Problem to work on
In the listing below, count the lines with "this" and report only the figure.

Supplied entries
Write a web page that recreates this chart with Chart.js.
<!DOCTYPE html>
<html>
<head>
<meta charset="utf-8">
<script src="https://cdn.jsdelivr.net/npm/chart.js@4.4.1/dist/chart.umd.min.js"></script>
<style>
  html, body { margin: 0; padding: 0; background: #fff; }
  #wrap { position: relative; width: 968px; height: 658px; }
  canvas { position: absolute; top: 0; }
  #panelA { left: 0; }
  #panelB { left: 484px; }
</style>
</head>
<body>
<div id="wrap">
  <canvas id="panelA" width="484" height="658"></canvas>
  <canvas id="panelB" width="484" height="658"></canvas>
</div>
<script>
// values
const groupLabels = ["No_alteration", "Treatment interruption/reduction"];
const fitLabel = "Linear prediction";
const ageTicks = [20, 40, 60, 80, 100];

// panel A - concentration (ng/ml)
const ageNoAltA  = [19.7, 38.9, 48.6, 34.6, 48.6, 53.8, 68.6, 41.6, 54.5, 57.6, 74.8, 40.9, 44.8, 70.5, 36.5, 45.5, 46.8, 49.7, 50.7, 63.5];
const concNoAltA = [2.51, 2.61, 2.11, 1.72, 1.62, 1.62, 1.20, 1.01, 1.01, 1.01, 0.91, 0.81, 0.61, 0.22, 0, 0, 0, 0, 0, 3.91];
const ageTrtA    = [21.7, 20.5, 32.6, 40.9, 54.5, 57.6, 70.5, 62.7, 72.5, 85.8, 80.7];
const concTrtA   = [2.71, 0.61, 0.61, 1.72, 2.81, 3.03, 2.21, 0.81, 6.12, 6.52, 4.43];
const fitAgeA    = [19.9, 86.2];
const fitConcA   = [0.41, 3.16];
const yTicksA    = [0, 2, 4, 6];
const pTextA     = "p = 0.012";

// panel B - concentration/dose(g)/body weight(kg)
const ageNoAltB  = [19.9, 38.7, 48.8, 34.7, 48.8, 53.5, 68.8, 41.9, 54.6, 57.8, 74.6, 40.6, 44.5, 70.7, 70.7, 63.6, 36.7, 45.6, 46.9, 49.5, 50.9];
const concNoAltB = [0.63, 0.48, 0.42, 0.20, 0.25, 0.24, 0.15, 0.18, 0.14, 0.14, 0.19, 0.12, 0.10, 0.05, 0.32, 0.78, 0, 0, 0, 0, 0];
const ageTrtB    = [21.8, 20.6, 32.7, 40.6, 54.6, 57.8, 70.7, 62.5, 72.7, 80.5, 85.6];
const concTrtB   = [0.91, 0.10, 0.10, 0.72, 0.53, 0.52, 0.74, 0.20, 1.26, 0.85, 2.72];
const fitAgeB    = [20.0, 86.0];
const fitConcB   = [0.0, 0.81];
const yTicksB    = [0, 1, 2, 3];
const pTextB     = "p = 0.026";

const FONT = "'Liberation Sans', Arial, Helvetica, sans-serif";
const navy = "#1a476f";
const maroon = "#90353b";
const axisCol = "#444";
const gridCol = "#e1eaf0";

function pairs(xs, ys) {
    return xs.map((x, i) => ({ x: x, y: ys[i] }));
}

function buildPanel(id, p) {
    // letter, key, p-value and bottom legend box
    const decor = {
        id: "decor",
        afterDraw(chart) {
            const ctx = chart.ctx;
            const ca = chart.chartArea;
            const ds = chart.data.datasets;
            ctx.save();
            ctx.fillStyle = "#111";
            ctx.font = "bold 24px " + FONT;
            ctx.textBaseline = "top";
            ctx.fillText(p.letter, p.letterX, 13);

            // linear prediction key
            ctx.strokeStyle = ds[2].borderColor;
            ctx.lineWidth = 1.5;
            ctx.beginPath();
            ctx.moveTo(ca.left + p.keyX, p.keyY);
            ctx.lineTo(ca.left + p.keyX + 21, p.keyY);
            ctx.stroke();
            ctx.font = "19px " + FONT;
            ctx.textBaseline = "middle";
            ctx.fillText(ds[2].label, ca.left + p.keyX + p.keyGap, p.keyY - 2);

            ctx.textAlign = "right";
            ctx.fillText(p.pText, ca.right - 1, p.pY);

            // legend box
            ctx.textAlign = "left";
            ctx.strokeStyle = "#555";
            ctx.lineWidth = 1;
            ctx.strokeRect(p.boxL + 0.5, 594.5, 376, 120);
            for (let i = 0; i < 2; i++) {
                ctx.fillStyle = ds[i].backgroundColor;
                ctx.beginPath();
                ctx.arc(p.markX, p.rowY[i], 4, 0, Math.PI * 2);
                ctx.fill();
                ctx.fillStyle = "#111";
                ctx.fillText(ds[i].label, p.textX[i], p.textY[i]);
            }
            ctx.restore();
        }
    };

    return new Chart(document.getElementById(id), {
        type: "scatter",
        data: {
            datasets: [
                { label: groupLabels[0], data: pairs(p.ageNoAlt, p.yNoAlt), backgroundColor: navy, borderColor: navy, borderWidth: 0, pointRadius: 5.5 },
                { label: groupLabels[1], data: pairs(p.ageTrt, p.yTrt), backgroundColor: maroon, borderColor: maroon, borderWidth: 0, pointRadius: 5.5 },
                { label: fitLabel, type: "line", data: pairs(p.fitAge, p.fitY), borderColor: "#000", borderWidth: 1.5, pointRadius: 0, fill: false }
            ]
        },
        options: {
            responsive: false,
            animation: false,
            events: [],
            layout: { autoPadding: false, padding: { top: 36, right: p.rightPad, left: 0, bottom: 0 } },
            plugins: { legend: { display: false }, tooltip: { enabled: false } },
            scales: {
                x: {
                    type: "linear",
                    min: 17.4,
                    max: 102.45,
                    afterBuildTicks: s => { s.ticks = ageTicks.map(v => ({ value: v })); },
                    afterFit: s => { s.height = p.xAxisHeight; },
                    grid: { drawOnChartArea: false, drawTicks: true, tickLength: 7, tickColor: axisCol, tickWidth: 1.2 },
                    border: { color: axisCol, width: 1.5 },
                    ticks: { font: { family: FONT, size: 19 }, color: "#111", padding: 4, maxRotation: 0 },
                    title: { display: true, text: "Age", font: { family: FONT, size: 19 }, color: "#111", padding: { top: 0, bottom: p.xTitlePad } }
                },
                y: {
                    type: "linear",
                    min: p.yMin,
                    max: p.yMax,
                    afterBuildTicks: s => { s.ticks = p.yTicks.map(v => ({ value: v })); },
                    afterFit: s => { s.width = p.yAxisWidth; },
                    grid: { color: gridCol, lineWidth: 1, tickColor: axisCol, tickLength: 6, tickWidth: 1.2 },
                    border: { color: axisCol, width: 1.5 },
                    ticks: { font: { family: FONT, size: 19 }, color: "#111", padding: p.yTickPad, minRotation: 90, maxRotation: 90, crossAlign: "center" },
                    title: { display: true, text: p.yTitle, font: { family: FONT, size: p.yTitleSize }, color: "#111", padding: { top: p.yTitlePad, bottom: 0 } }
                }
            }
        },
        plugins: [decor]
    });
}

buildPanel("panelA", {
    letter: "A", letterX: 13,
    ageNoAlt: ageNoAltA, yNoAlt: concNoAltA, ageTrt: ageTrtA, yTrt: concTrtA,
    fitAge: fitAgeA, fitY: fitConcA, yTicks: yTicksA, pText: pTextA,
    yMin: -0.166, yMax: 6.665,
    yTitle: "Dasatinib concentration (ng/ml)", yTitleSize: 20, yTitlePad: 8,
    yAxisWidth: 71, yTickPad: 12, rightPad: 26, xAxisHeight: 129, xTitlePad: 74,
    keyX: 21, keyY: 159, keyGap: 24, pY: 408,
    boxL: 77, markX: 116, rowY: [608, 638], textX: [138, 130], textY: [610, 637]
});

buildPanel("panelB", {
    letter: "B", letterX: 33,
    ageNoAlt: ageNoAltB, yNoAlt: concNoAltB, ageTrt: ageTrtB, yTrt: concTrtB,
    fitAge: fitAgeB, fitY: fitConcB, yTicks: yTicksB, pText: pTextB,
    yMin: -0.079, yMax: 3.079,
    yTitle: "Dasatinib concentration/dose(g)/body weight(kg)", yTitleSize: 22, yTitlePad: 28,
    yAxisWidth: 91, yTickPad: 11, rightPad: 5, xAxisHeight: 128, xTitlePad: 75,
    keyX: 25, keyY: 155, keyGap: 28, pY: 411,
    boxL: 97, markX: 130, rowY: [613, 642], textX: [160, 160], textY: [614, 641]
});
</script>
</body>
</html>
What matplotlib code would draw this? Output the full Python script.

Answer for the task
2